Here is the recipe I promised:
Ingredients:
- ½ of a yellow onion
- olive oil
- 1 cup sourdough starter
- 3 cups dark rye flour
- 1 cup bread flour
- 1 tsp salt
- 2 tbsp molasses
- 1 cup warm water (98°F to 110°F)
First Day
Dice the onion and caramelize in olive oil on low heat in a cast iron pan with a lid - let cool (do not add salt.)
Dissolve the molasses into the warm water in a nice big Pyrex bowl. Add your starter. With a fork, slowly add 1½ cups of rye flour and the cooled onions. The consistency should be like muffin batter.
Cover with a tea towel and put on top of the refrigerator for 24 hours... really.
Second Day
Take the bowl off the top of the refrigerator and uncover. Notice that a nice brown film has formed on top - don't worry. Mix in 1½ cups of rye flour slowly with a fork. When it gets to thick to use the fork, use your hands (make sure they are clean.)
Cover a clean flat surface with bread flour and begin kneading. Add flour as you go. You will need to knead for about 15 min to a half hour - you might want a friend to take over at some point. The dough will become elastic. If you press in you finger it will reshape itself.

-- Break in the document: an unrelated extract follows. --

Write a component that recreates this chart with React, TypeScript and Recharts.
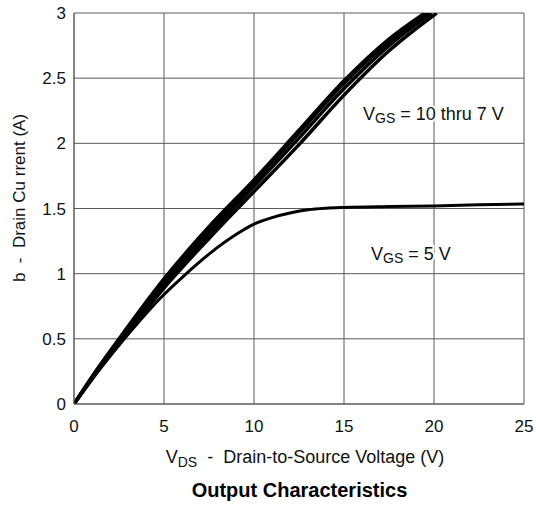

Wash and dry the Pyrex bowl. Coat the bowl with oil. Place the loaf in the bowl, turn to coat with oil, cover, and put back on top the 'fridge. Let rise for 12 - 24 hours.
Third Day
Take down, uncover, clean hands, clean surface - knead again a little bit, with a little bit of flour and a sprinkle of salt. Form into a loaf shape and place on a pizza stone - I sprinkled some oat bran and pepper on the stone first. Score the top of the loaf with some slashes - this helps it to rise. Make sure your Pyrex bowl is still oiled - flip it over to cover the bread loaf. Place on top the 'fridge and let rise until 2x the size ~ 2-4 hours depending on how warm your place is.
Place a pie pan filled with water into the bottom of the oven. Preheat the oven to 350°F. Remove the bowl from the bread. Sprinkle some oats on top of the loaf and press in lightly.
Bake for about an hour. The bread will have a nice hollow sound when you thump it and the crust will be a toasty brown.

Let sit for 20 minutes then dig in! Serve with cold butter.